4 Why the Treasury Select Committee?

The Treasury Select Committee is appointed by the House of Commons to examine the expenditure, administration and policy of Her Majesty’s Treasury and H.M. Revenue and Customs. The committee chooses its own subjects of inquiry and seeks evidence widely by issuing a press notice outlining the main themes of inquiry and inviting interested parties to submit written evidence. Oral evidence is given in public and is are published[2] along with the written evidence the committee agrees to accept.

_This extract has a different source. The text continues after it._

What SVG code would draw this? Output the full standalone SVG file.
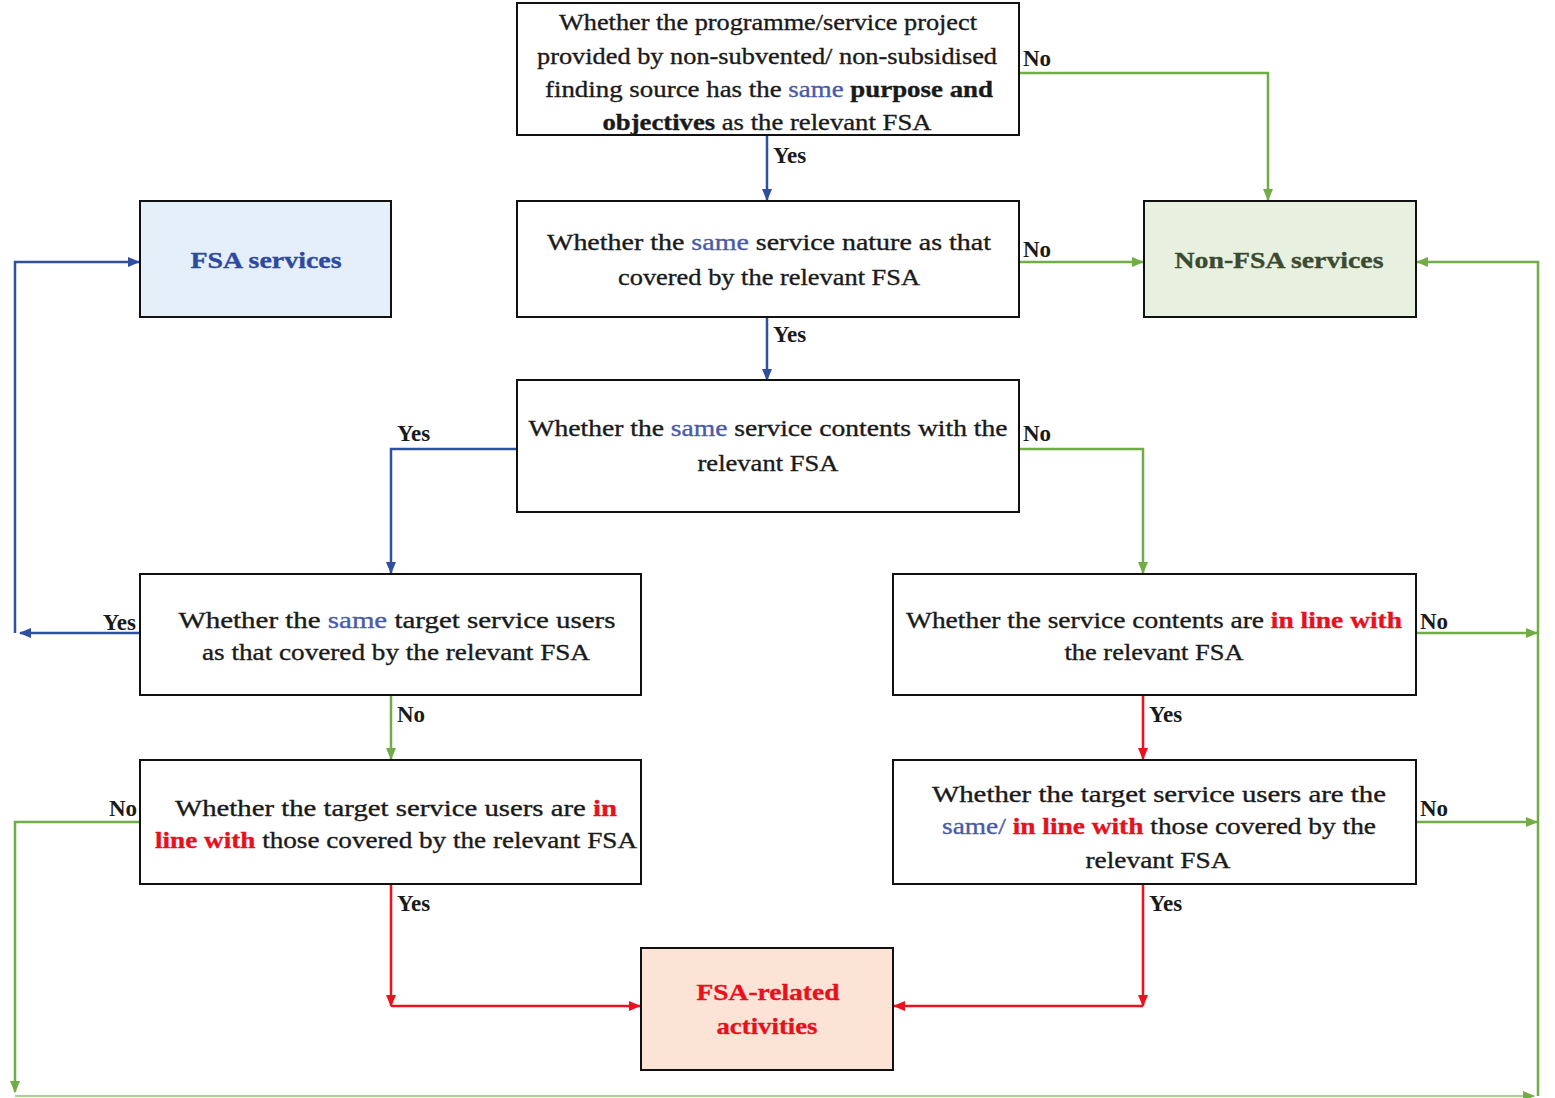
<svg xmlns="http://www.w3.org/2000/svg" width="1555" height="1098" viewBox="0 0 1555 1098">
<defs>
<style>
.box{fill:#ffffff;stroke:#111111;stroke-width:2}
.t{font-family:"Liberation Serif","Times New Roman",serif;font-size:24px;fill:#1a1a1a;stroke:#1a1a1a;stroke-width:0.35;text-anchor:middle}
.b{font-weight:bold}
.s{fill:#4a5aa8;stroke:#4a5aa8}
.r{fill:#e8101e;stroke:#e8101e;font-weight:bold}
.lab{font-family:"Liberation Serif","Times New Roman",serif;font-size:23px;font-weight:bold;fill:#1a1a1a}
.cb{fill:none;stroke:#2f4f9f;stroke-width:2.5}
.cg{fill:none;stroke:#70ad47;stroke-width:2.5}
.cr{fill:none;stroke:#e8131f;stroke-width:2.5}
</style>
<marker id="ab" markerUnits="userSpaceOnUse" markerWidth="12" markerHeight="10" refX="11" refY="5" orient="auto"><path d="M0,0 L12,5 L0,10 Z" fill="#2f4f9f"/></marker>
<marker id="ag" markerUnits="userSpaceOnUse" markerWidth="12" markerHeight="10" refX="11" refY="5" orient="auto"><path d="M0,0 L12,5 L0,10 Z" fill="#70ad47"/></marker>
<marker id="ar" markerUnits="userSpaceOnUse" markerWidth="12" markerHeight="10" refX="11" refY="5" orient="auto"><path d="M0,0 L12,5 L0,10 Z" fill="#e8131f"/></marker>
</defs>
<rect width="1555" height="1098" fill="#ffffff"/>

<g id="connectors">
<path class="cb" d="M767,135 V200" marker-end="url(#ab)"/>
<path class="cg" d="M1019,73 H1268 V200" marker-end="url(#ag)"/>
<path class="cg" d="M1019,262 H1143" marker-end="url(#ag)"/>
<path class="cb" d="M767,317 V380" marker-end="url(#ab)"/>
<path class="cb" d="M517,449 H391 V573" marker-end="url(#ab)"/>
<path class="cg" d="M1019,449 H1143 V573" marker-end="url(#ag)"/>
<path class="cb" d="M140,633 H20" marker-end="url(#ab)"/>
<path class="cb" d="M15,633 V262 H139" marker-end="url(#ab)"/>
<path class="cg" d="M391,695 V759" marker-end="url(#ag)"/>
<path class="cr" d="M1143,695 V759" marker-end="url(#ar)"/>
<path class="cg" d="M1416,633 H1537" marker-end="url(#ag)"/>
<path class="cg" d="M1416,822 H1537" marker-end="url(#ag)"/>
<path class="cg" d="M140,822 H15 V1092" marker-end="url(#ag)"/>
<path class="cr" d="M391,884 V1006" marker-end="url(#ar)"/>
<path class="cr" d="M391,1006 H640" marker-end="url(#ar)"/>
<path class="cr" d="M1143,884 V1006" marker-end="url(#ar)"/>
<path class="cr" d="M1143,1006 H894" marker-end="url(#ar)"/>
<path fill="none" stroke="#a9d18e" stroke-width="2" d="M15,1096 H1534" marker-end="url(#ag)"/>
<path class="cg" d="M1538,1096 V262 H1417" marker-end="url(#ag)"/>
<text class="lab" x="773" y="163">Yes</text>
<text class="lab" x="1023" y="66">No</text>
<text class="lab" x="1023" y="257">No</text>
<text class="lab" x="773" y="342">Yes</text>
<text class="lab" x="397" y="441">Yes</text>
<text class="lab" x="1023" y="441">No</text>
<text class="lab" x="136" y="630" text-anchor="end">Yes</text>
<text class="lab" x="397" y="722">No</text>
<text class="lab" x="1420" y="629">No</text>
<text class="lab" x="1149" y="722">Yes</text>
<text class="lab" x="137" y="816" text-anchor="end">No</text>
<text class="lab" x="1420" y="816">No</text>
<text class="lab" x="397" y="911">Yes</text>
<text class="lab" x="1149" y="911">Yes</text>
</g>

<g id="q1">
<rect class="box" x="517" y="3" width="502" height="132"/>
<text class="t" x="768" y="30" textLength="418" lengthAdjust="spacingAndGlyphs">Whether the programme/service project</text>
<text class="t" x="767" y="64" textLength="460" lengthAdjust="spacingAndGlyphs">provided by non-subvented/ non-subsidised</text>
<text class="t" x="769" y="97" textLength="448" lengthAdjust="spacingAndGlyphs">finding source has the <tspan class="s">same</tspan> <tspan class="b">purpose and</tspan></text>
<text class="t" x="767" y="130" textLength="329" lengthAdjust="spacingAndGlyphs"><tspan class="b">objectives</tspan> as the relevant FSA</text>
</g>

<g id="q2">
<rect class="box" x="517" y="201" width="502" height="116"/>
<text class="t" x="769" y="250" textLength="444" lengthAdjust="spacingAndGlyphs">Whether the <tspan class="s">same</tspan> service nature as that</text>
<text class="t" x="769" y="285" textLength="302" lengthAdjust="spacingAndGlyphs">covered by the relevant FSA</text>
</g>

<g id="fsa-services">
<rect class="box" x="140" y="201" width="251" height="116" style="fill:#e5eff9"/>
<text class="t b" x="266" y="268" textLength="151" lengthAdjust="spacingAndGlyphs" style="fill:#2e4a9e;stroke:#2e4a9e">FSA services</text>
</g>

<g id="non-fsa-services">
<rect class="box" x="1144" y="201" width="272" height="116" style="fill:#e8f1e0"/>
<text class="t b" x="1279" y="268" textLength="209" lengthAdjust="spacingAndGlyphs" style="fill:#3b4a30;stroke:#3b4a30">Non-FSA services</text>
</g>

<g id="q3">
<rect class="box" x="517" y="380" width="502" height="132"/>
<text class="t" x="768" y="436" textLength="479" lengthAdjust="spacingAndGlyphs">Whether the <tspan class="s">same</tspan> service contents with the</text>
<text class="t" x="768" y="471" textLength="141" lengthAdjust="spacingAndGlyphs">relevant FSA</text>
</g>

<g id="q4">
<rect class="box" x="140" y="574" width="501" height="121"/>
<text class="t" x="397" y="628" textLength="437" lengthAdjust="spacingAndGlyphs">Whether the <tspan class="s">same</tspan> target service users</text>
<text class="t" x="396" y="660" textLength="388" lengthAdjust="spacingAndGlyphs">as that covered by the relevant FSA</text>
</g>

<g id="q5">
<rect class="box" x="893" y="574" width="523" height="121"/>
<text class="t" x="1154" y="628" textLength="496" lengthAdjust="spacingAndGlyphs">Whether the service contents are <tspan class="r">in line with</tspan></text>
<text class="t" x="1154" y="660" textLength="179" lengthAdjust="spacingAndGlyphs">the relevant FSA</text>
</g>

<g id="q6">
<rect class="box" x="140" y="760" width="501" height="124"/>
<text class="t" x="396" y="816" textLength="442" lengthAdjust="spacingAndGlyphs">Whether the target service users are <tspan class="r">in</tspan></text>
<text class="t" x="396" y="848" textLength="482" lengthAdjust="spacingAndGlyphs"><tspan class="r">line with</tspan> those covered by the relevant FSA</text>
</g>

<g id="q7">
<rect class="box" x="893" y="760" width="523" height="124"/>
<text class="t" x="1159" y="802" textLength="454" lengthAdjust="spacingAndGlyphs">Whether the target service users are the</text>
<text class="t" x="1159" y="834" textLength="434" lengthAdjust="spacingAndGlyphs"><tspan class="s">same/</tspan> <tspan class="r">in line with</tspan> those covered by the</text>
<text class="t" x="1158" y="868" textLength="145" lengthAdjust="spacingAndGlyphs">relevant FSA</text>
</g>

<g id="fsa-related">
<rect class="box" x="641" y="948" width="252" height="122" style="fill:#fbe4d5"/>
<text class="t b" x="768" y="1000" textLength="143" lengthAdjust="spacingAndGlyphs" style="fill:#e8101e;stroke:#e8101e">FSA-related</text>
<text class="t b" x="767" y="1034" textLength="101" lengthAdjust="spacingAndGlyphs" style="fill:#e8101e;stroke:#e8101e">activities</text>
</g>
</svg>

When a lawyer advised me “to go for Parliamentary scrutiny via the Treasury Select Committee”, the Committee was inviting written evidence with respect to the Stern Report on climate change. The Forum for Stable Currencies submitted as written evidence a paper entitled Green Credit for Green Purposes – Changing the Cash : Credit Ratio of the Money Supply to Ameliorate Climate Change[3]. A second paper, Sovereignty and Seignorage[4] was cited extensively and was made available online. But instead of getting a hearing or an appointment with the Chairman, I was invited to submit a supplementary memo. The “Stick” of Green Taxation v the “Carrot” of Green Funding[5]. This stressed the ethical dimensions, following again the advice of our lawyer, but was omitted from the final report published a year later and containing all 63 paragraphs of our first submission. But what difference did it make to whose thinking or acting?

So far, I have attended about a dozen Committee meetings and eventually gave a copy of Nobel Peace Prize winner Muhammad Yunus’ Creating a World without Poverty – Social Business and the Future of Capitalism[6] to the Chairman of the Treasury Select Committee, the Scottish Labour MP John McFall and followed this up in July 2008 with an online Open Letter.[7]